If, for example, your newly calibrated Siglent measures something different than the two that are no longer calibrated, it may well be that it is nevertheless closer to the "truth".
The way calibration intervals work, is that manufacturers come up with specifications that will, at some confidence level, confirm that the meter stays well within them for the calibration interval. This is generally a number that's padded to some degree to make sure the long tails of the Bell curve are still within spec. No company that cares about calibration would use a meter if only 68% of the meters are still in spec at the end of the calibration interval. Then the calibration interval needs to be shortened. Actually, any meter being out of spec at the end of its calibration interval is a problem, because it means you can't rely on any of the measurements you took since the previous calibration, and would have to recall all products that rely on this measurement. I'm not saying it doesn't happen, but it's generally very rare, especially for the low voltage DCV ranges.
So while it would certainly not convince an auditor, I'd have a fair amount of confidence that the Keysight and Keithley meters will still be in their one year spec after a year. For example from a data set I downloaded from the PMEL forum a long time ago, out of 250 calibrations of a HPAK 34401A at 1 V DC with roughly 1 year interval, zero where out of tolerance. Out of 118 Keithley 2000 calibrations at 1 V DC, one was out of tolerance. Both companies have decades of experience burning in and selecting the LM399 voltage references they use.

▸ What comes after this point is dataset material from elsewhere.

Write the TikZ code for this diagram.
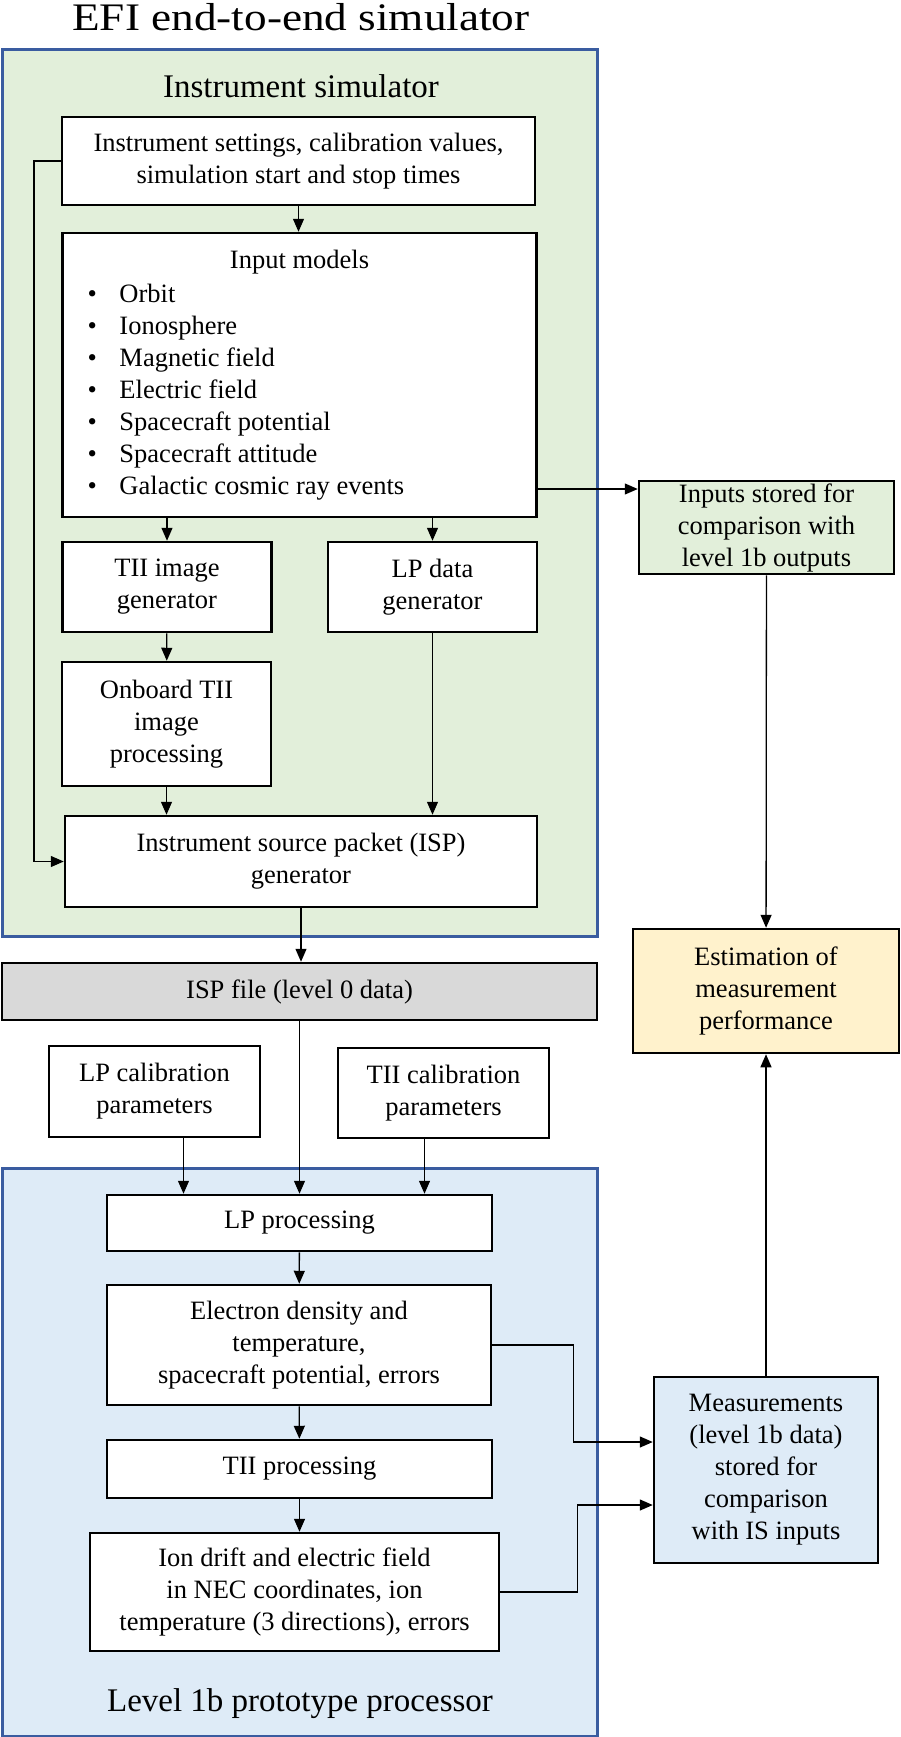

From what I've read, for example
here, Siglent uses LM399 references without such selection and burn in. So it would be very plausible that the Siglent meter drifted rather than the other three devices all drifting at the same rate and in the same direction. If you buy the meter and leave it on for a couple of months, and then have it calibrated, it may well drift less.
You should properly run the numbers with the uncertainties of all meters to figure out if this is actually out of spec. Because 50 ppm difference might well be borderline in spec. Note that the other devices will likely also be somewhat off in either direction. Consider it four overlapping bell curves with the reading as their mean and 3.33 * their uncertainty as their standard deviation (per GUM).